Friday, August 18, 2006

Steve McIntyre's bet offer

Via Backseat driving, I see that Steve McIntyre wants to bet over tree rings. His contention seems to be that they are a very limited or perhaps even useless indicator of temperature:

Do any of the warmers want to bet that European tree rings in the very warm year of 2003 did not show very wide rings such as predicted by the MBH assumption of a linear relationship between temperature and ring width?

Or that Sheep Mountain bristle ring widths in the period 1990-2005 were as wide or wider than projected by a linear model - we can define the model, but essentially it’s the linear assumption of MBH.

I’ll bet either.

Regular readers will be unsurprised that I consider this bet idea to be in principle a good one, although no doubt there's a debate to be had over the precise details. I don't know anything much myself about the reliability of tree rings as an indicator of temperature myself, and (especially given the confusion over the NAS definition of "plausible" etc) I would be very interested to find out the real opinions of the experts in the tree ring circus, as demonstrated by their willingness to put their money where their mouths are.

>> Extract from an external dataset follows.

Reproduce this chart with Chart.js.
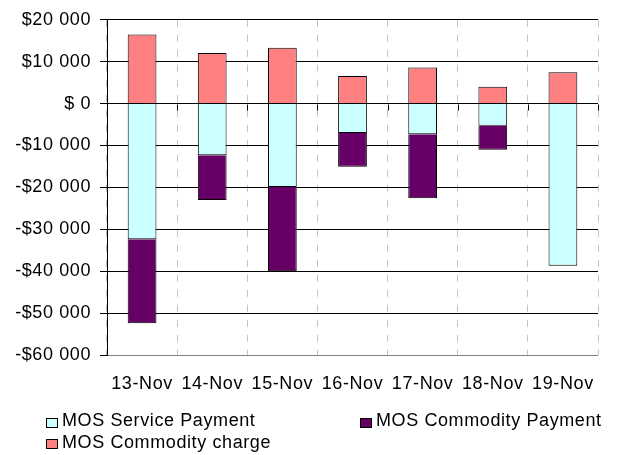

Furthermore, the ultimate test of scientific theories is their ability to make predictions: validation of a real prediction of tree-ring growth would go a long way towards demonstrating that these analyses are credible. In contrast to my bet on future temperatures, the data are sitting there just waiting to be measured and so there is no problem with a long time scale between bet and payoff. If the stakes are high enough, it could even perhaps pay for the fieldwork, and climate science would benefit from some free data courtesy of the oil barons who fund M&M or the environmental pressure groups who pay MBH etc, depending who loses :-) (Please, that's just a feeble joke. Don't get your knickers in too much of a twist. I realise that there are others apart from MBH who ought to be prepared to front up to this challenge, but they must be first in line.)

I'd be happy to play any part I can in negotiating reasonable terms for a bet based on what the various protagonists have stated in the literature and elsewhere. Eg, I presume Steve M would expect (next to) no correlation between temperature and ring width, hence no trend over the last 20 years (or whatever). Whereas those who do the reconstructions presumably expect to find a linear trend of a certain size, as determined by their previous calibrations. So there should be plenty of room to split the difference and define a bet that is highly attractive to both sides. Bring it on!

8 comments:

Anonymous said...

Why would the warmers want to bet that European tree rings in the very warm year of 2003 did not show very wide rings

:)

Shouldn't climate audit be full of takers for that though they wouldn't be warmers :)

crandles

EliRabett said...

How about cause while it was was hot it was dry. OTOH, European covers a lot of territory, and I suppose you can get a ring of anywidth whatsoever somewhere. for example Switzerland and Western Norway were both hot and wet.

“‘Son,’ my father told me, ‘there will come a time when you are out in the world and you will meet a man who says he can make a jack of hearts spit cider into your ear. Son, even if this man has a brand-new deck of cards wrapped in cellophane, do not bet that man, because if you do, you will have a mighty wet ear.’”

— Damon Runyon

Brian said...

I don't have any objection to this bet (assuming it's fair), but I don't think it's as useful as a bet over global warming. The odds we give to global warming should signficantly affect our real-world policy positions. I think we've shown that most denialists are willing to risk other people's lives but not a few thousand dollars of their own money, which indicates to the rest of us how seriously we should take their policy recommendations. The value of tree ring proxies to actual policy is far more removed.

But as to Eli's quote, if you don't trust the bet offer, you can make up your own offer, and buy your own deck of cards.

James Annan said...

Brian,

Well, this bet doesn't attempt to address the same question. The predictions of continued future AGW would hardly be affected by any outcome. However, it certainly represents a clear independent test of the ability of tree-rings to represent climatic variations (and eg to what extent they measure temperature as opposed to precip, as Eli mentions). That is, I think, an interesting scientific questioon in its own right, and one on which people have expressed widely differing views.

James Annan said...

Dano,

Even eliciting the (possible) bet can be interesting in itself, as I found with "as likely to cool as warm, so long as I'm offered 50:1 odds" Lindzen :-)

You may have realised that SM wasn't really very sceptical in his bet offer - even to a true believer, the probability of the rings being at all lower than the linear prediction is 50%, same as being higher. If he was confident that the rings showed no relationship, he should be prepared to make a much better offer. That's what I tried to allude to in my last paragraph.

But even if his "offer" was more showmanship than meaningful, there are still no counter-proposals from the ringers so far. I'm disappointed....

DWPittelli said...

dano,

A year later it seems that SM has indeed gone out into the field and taken some tree cores, in the U.S. Note his October 12th, 2007 post on Climate Audit.

empedocles said...

how did this bet work out?

James Annan said...

Um...I don't think it went anywhere. Which, if true, is a shame.